**DATA EXTRACT:**
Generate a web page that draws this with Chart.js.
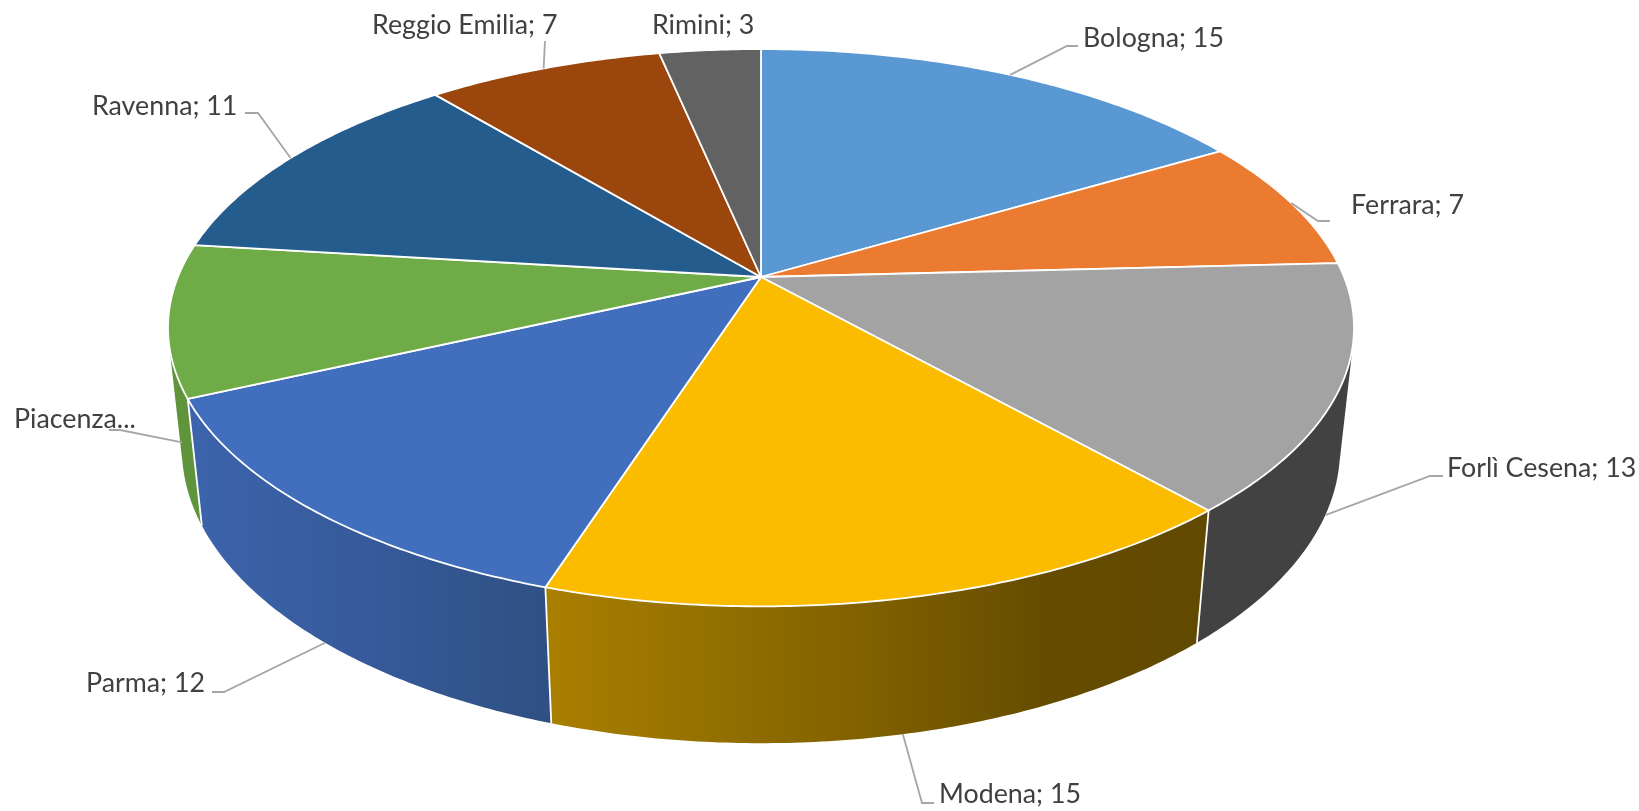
<!DOCTYPE html>
<html lang="it">
<head>
<meta charset="utf-8">
<title>Torta 3D</title>
<script src="https://cdn.jsdelivr.net/npm/chart.js@4"></script>
<style>
  html, body { margin: 0; padding: 0; background: #fff; }
  #wrap { width: 1639px; height: 811px; position: relative; }
</style>
</head>
<body>
<div id="wrap"><canvas id="torta"></canvas></div>
<script>
// Dati del grafico
const categories = ['Bologna', 'Ferrara', 'Forlì Cesena', 'Modena', 'Parma', 'Piacenza', 'Ravenna', 'Reggio Emilia', 'Rimini'];
const values = [15, 7, 13, 15, 12, 8, 11, 7, 3];
const labelTexts = ['Bologna; 15', 'Ferrara; 7', 'Forlì Cesena; 13', 'Modena; 15', 'Parma; 12', 'Piacenza...', 'Ravenna; 11', 'Reggio Emilia; 7', 'Rimini; 3'];

// Colori
const faceColors = ['#5A98D3', '#EA7B30', '#A3A3A3', '#FBBC00', '#416FBE', '#6FAB46', '#255C8E', '#9A460C', '#626262'];
const wallColors = [
    ['#3F6D96', '#3F6D96'], ['#A65723', '#A65723'], ['#424242', '#424242'],
    ['#AA7F00', '#947000', '#7F6000', '#654C00', '#614900'], ['#3C64AC', '#365A9A', '#2F5083'],
    ['#5F933C', '#5F933C'], ['#1A4166', '#1A4166'], ['#6F320A', '#6F320A'], ['#454545', '#454545']
];

// Posizione etichette: testo x, linea base, poi gomito e fine della linea guida
const labelLayout = [
    { x: 1083, y: 47, elbow: [1067, 46], end: [1078, 46] },
    { x: 1351, y: 214, elbow: [1318, 221], end: [1330, 221] },
    { x: 1447, y: 477, elbow: [1430, 476], end: [1443, 476] },
    { x: 939, y: 803, elbow: [922, 803], end: [934, 803] },
    { x: 86, y: 692, elbow: [224, 692], end: [212, 692] },
    { x: 14, y: 428, elbow: [120, 430], end: [109, 430] },
    { x: 92, y: 115, elbow: [258, 113], end: [245, 113] },
    { x: 372, y: 34, elbow: [545, 41], end: [545, 41] },
    { x: 652, y: 34, elbow: null, end: null }
];

// Prospettiva della torta (rispetto al raggio calcolato da Chart.js)
const stretchX = 2.105;
const stretchY = 0.9726;
const perspective = 0.182;
const depthW = 0.0233;
const depthY = 0.4433;

// Proietta un angolo della torta sul piano superiore (z = 0) o inferiore (z = 1)
function project(arc, angle, z) {
    const x = Math.cos(angle);
    const y = Math.sin(angle);
    const w = 1 - perspective * y + depthW * z;
    return {
        x: arc.x + arc.outerRadius * stretchX * x / w,
        y: arc.y + arc.outerRadius * (stretchY * y + depthY * z) / w
    };
}

function arcPoints(arc, z) {
    const steps = Math.max(2, Math.ceil((arc.endAngle - arc.startAngle) / 0.01));
    const points = [];
    for (let i = 0; i <= steps; i++) {
        points.push(project(arc, arc.startAngle + (arc.endAngle - arc.startAngle) * i / steps, z));
    }
    return points;
}

function tracePath(ctx, points, close) {
    ctx.beginPath();
    points.forEach((p, i) => i ? ctx.lineTo(p.x, p.y) : ctx.moveTo(p.x, p.y));
    if (close) ctx.closePath();
}

// Area con segno, serve a orientare tutti i quadrilateri nello stesso verso
function signedArea(points) {
    let area = 0;
    points.forEach((p, i) => {
        const q = points[(i + 1) % points.length];
        area += p.x * q.y - q.x * p.y;
    });
    return area;
}

const torta3d = {
    id: 'torta3d',
    beforeDatasetsDraw(chart) {
        const ctx = chart.ctx;
        const arcs = chart.getDatasetMeta(0).data;
        ctx.save();
        ctx.lineJoin = 'round';

        // Pareti laterali: un solo tracciato per spicchio, cosi non si vedono giunte
        arcs.forEach((arc, i) => {
            const top = arcPoints(arc, 0);
            const bottom = arcPoints(arc, 1);
            const xs = top.concat(bottom).map(p => p.x);
            const grad = ctx.createLinearGradient(Math.min(...xs), 0, Math.max(...xs), 0);
            wallColors[i].forEach((c, k) => grad.addColorStop(k / (wallColors[i].length - 1), c));
            ctx.beginPath();
            for (let k = 0; k < top.length - 1; k++) {
                const quad = [top[k], top[k + 1], bottom[k + 1], bottom[k]];
                if (signedArea(quad) < 0) quad.reverse();
                quad.forEach((p, n) => n ? ctx.lineTo(p.x, p.y) : ctx.moveTo(p.x, p.y));
                ctx.closePath();
            }
            ctx.fillStyle = grad;
            ctx.fill();
        });

        // Spigoli bianchi tra le pareti
        ctx.strokeStyle = '#FFFFFF';
        ctx.lineWidth = 1.8;
        arcs.forEach(arc => {
            tracePath(ctx, [project(arc, arc.startAngle, 0), project(arc, arc.startAngle, 1)], false);
            ctx.stroke();
        });

        // Faccia superiore
        arcs.forEach(arc => {
            tracePath(ctx, [{ x: arc.x, y: arc.y }].concat(arcPoints(arc, 0)), true);
            ctx.fillStyle = arc.options.backgroundColor;
            ctx.fill();
            ctx.stroke();
        });
        ctx.restore();
        return false;
    },
    afterDraw(chart) {
        const ctx = chart.ctx;
        const arcs = chart.getDatasetMeta(0).data;
        ctx.save();
        ctx.font = '26.8px Lato';
        ctx.textBaseline = 'alphabetic';
        arcs.forEach((arc, i) => {
            const pos = labelLayout[i];
            if (pos.elbow) {
                // La linea guida parte dal centro dello spicchio, sul bordo visibile
                const mid = (arc.startAngle + arc.endAngle) / 2;
                const anchor = project(arc, mid, Math.sin(mid) > 0 ? 1 : 0);
                ctx.beginPath();
                ctx.moveTo(anchor.x, anchor.y);
                ctx.lineTo(pos.elbow[0], pos.elbow[1]);
                ctx.lineTo(pos.end[0], pos.end[1]);
                ctx.strokeStyle = '#A6A6A6';
                ctx.lineWidth = 1.8;
                ctx.stroke();
            }
            ctx.fillStyle = '#404040';
            ctx.fillText(labelTexts[i], pos.x, pos.y);
        });
        ctx.restore();
    }
};

new Chart(document.getElementById('torta'), {
    type: 'pie',
    data: {
        labels: categories,
        datasets: [{
            data: values,
            backgroundColor: faceColors,
            borderWidth: 0,
            hoverOffset: 0
        }]
    },
    options: {
        responsive: true,
        maintainAspectRatio: false,
        animation: false,
        events: [],
        layout: { padding: { right: 117, bottom: 257 } },
        plugins: {
            legend: { display: false },
            tooltip: { enabled: false }
        }
    },
    plugins: [torta3d]
});
</script>
</body>
</html>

**THE TASK:**
Quote the data above in full and without alteration; skip the pictures.

**TASK RESPONSE:**
Generate a web page that draws this with Chart.js.
<!DOCTYPE html>
<html lang="it">
<head>
<meta charset="utf-8">
<title>Torta 3D</title>
<script src="https://cdn.jsdelivr.net/npm/chart.js@4"></script>
<style>
  html, body { margin: 0; padding: 0; background: #fff; }
  #wrap { width: 1639px; height: 811px; position: relative; }
</style>
</head>
<body>
<div id="wrap"><canvas id="torta"></canvas></div>
<script>
// Dati del grafico
const categories = ['Bologna', 'Ferrara', 'Forlì Cesena', 'Modena', 'Parma', 'Piacenza', 'Ravenna', 'Reggio Emilia', 'Rimini'];
const values = [15, 7, 13, 15, 12, 8, 11, 7, 3];
const labelTexts = ['Bologna; 15', 'Ferrara; 7', 'Forlì Cesena; 13', 'Modena; 15', 'Parma; 12', 'Piacenza...', 'Ravenna; 11', 'Reggio Emilia; 7', 'Rimini; 3'];

// Colori
const faceColors = ['#5A98D3', '#EA7B30', '#A3A3A3', '#FBBC00', '#416FBE', '#6FAB46', '#255C8E', '#9A460C', '#626262'];
const wallColors = [
    ['#3F6D96', '#3F6D96'], ['#A65723', '#A65723'], ['#424242', '#424242'],
    ['#AA7F00', '#947000', '#7F6000', '#654C00', '#614900'], ['#3C64AC', '#365A9A', '#2F5083'],
    ['#5F933C', '#5F933C'], ['#1A4166', '#1A4166'], ['#6F320A', '#6F320A'], ['#454545', '#454545']
];

// Posizione etichette: testo x, linea base, poi gomito e fine della linea guida
const labelLayout = [
    { x: 1083, y: 47, elbow: [1067, 46], end: [1078, 46] },
    { x: 1351, y: 214, elbow: [1318, 221], end: [1330, 221] },
    { x: 1447, y: 477, elbow: [1430, 476], end: [1443, 476] },
    { x: 939, y: 803, elbow: [922, 803], end: [934, 803] },
    { x: 86, y: 692, elbow: [224, 692], end: [212, 692] },
    { x: 14, y: 428, elbow: [120, 430], end: [109, 430] },
    { x: 92, y: 115, elbow: [258, 113], end: [245, 113] },
    { x: 372, y: 34, elbow: [545, 41], end: [545, 41] },
    { x: 652, y: 34, elbow: null, end: null }
];

// Prospettiva della torta (rispetto al raggio calcolato da Chart.js)
const stretchX = 2.105;
const stretchY = 0.9726;
const perspective = 0.182;
const depthW = 0.0233;
const depthY = 0.4433;

// Proietta un angolo della torta sul piano superiore (z = 0) o inferiore (z = 1)
function project(arc, angle, z) {
    const x = Math.cos(angle);
    const y = Math.sin(angle);
    const w = 1 - perspective * y + depthW * z;
    return {
        x: arc.x + arc.outerRadius * stretchX * x / w,
        y: arc.y + arc.outerRadius * (stretchY * y + depthY * z) / w
    };
}

function arcPoints(arc, z) {
    const steps = Math.max(2, Math.ceil((arc.endAngle - arc.startAngle) / 0.01));
    const points = [];
    for (let i = 0; i <= steps; i++) {
        points.push(project(arc, arc.startAngle + (arc.endAngle - arc.startAngle) * i / steps, z));
    }
    return points;
}

function tracePath(ctx, points, close) {
    ctx.beginPath();
    points.forEach((p, i) => i ? ctx.lineTo(p.x, p.y) : ctx.moveTo(p.x, p.y));
    if (close) ctx.closePath();
}

// Area con segno, serve a orientare tutti i quadrilateri nello stesso verso
function signedArea(points) {
    let area = 0;
    points.forEach((p, i) => {
        const q = points[(i + 1) % points.length];
        area += p.x * q.y - q.x * p.y;
    });
    return area;
}

const torta3d = {
    id: 'torta3d',
    beforeDatasetsDraw(chart) {
        const ctx = chart.ctx;
        const arcs = chart.getDatasetMeta(0).data;
        ctx.save();
        ctx.lineJoin = 'round';

        // Pareti laterali: un solo tracciato per spicchio, cosi non si vedono giunte
        arcs.forEach((arc, i) => {
            const top = arcPoints(arc, 0);
            const bottom = arcPoints(arc, 1);
            const xs = top.concat(bottom).map(p => p.x);
            const grad = ctx.createLinearGradient(Math.min(...xs), 0, Math.max(...xs), 0);
            wallColors[i].forEach((c, k) => grad.addColorStop(k / (wallColors[i].length - 1), c));
            ctx.beginPath();
            for (let k = 0; k < top.length - 1; k++) {
                const quad = [top[k], top[k + 1], bottom[k + 1], bottom[k]];
                if (signedArea(quad) < 0) quad.reverse();
                quad.forEach((p, n) => n ? ctx.lineTo(p.x, p.y) : ctx.moveTo(p.x, p.y));
                ctx.closePath();
            }
            ctx.fillStyle = grad;
            ctx.fill();
        });

        // Spigoli bianchi tra le pareti
        ctx.strokeStyle = '#FFFFFF';
        ctx.lineWidth = 1.8;
        arcs.forEach(arc => {
            tracePath(ctx, [project(arc, arc.startAngle, 0), project(arc, arc.startAngle, 1)], false);
            ctx.stroke();
        });

        // Faccia superiore
        arcs.forEach(arc => {
            tracePath(ctx, [{ x: arc.x, y: arc.y }].concat(arcPoints(arc, 0)), true);
            ctx.fillStyle = arc.options.backgroundColor;
            ctx.fill();
            ctx.stroke();
        });
        ctx.restore();
        return false;
    },
    afterDraw(chart) {
        const ctx = chart.ctx;
        const arcs = chart.getDatasetMeta(0).data;
        ctx.save();
        ctx.font = '26.8px Lato';
        ctx.textBaseline = 'alphabetic';
        arcs.forEach((arc, i) => {
            const pos = labelLayout[i];
            if (pos.elbow) {
                // La linea guida parte dal centro dello spicchio, sul bordo visibile
                const mid = (arc.startAngle + arc.endAngle) / 2;
                const anchor = project(arc, mid, Math.sin(mid) > 0 ? 1 : 0);
                ctx.beginPath();
                ctx.moveTo(anchor.x, anchor.y);
                ctx.lineTo(pos.elbow[0], pos.elbow[1]);
                ctx.lineTo(pos.end[0], pos.end[1]);
                ctx.strokeStyle = '#A6A6A6';
                ctx.lineWidth = 1.8;
                ctx.stroke();
            }
            ctx.fillStyle = '#404040';
            ctx.fillText(labelTexts[i], pos.x, pos.y);
        });
        ctx.restore();
    }
};

new Chart(document.getElementById('torta'), {
    type: 'pie',
    data: {
        labels: categories,
        datasets: [{
            data: values,
            backgroundColor: faceColors,
            borderWidth: 0,
            hoverOffset: 0
        }]
    },
    options: {
        responsive: true,
        maintainAspectRatio: false,
        animation: false,
        events: [],
        layout: { padding: { right: 117, bottom: 257 } },
        plugins: {
            legend: { display: false },
            tooltip: { enabled: false }
        }
    },
    plugins: [torta3d]
});
</script>
</body>
</html>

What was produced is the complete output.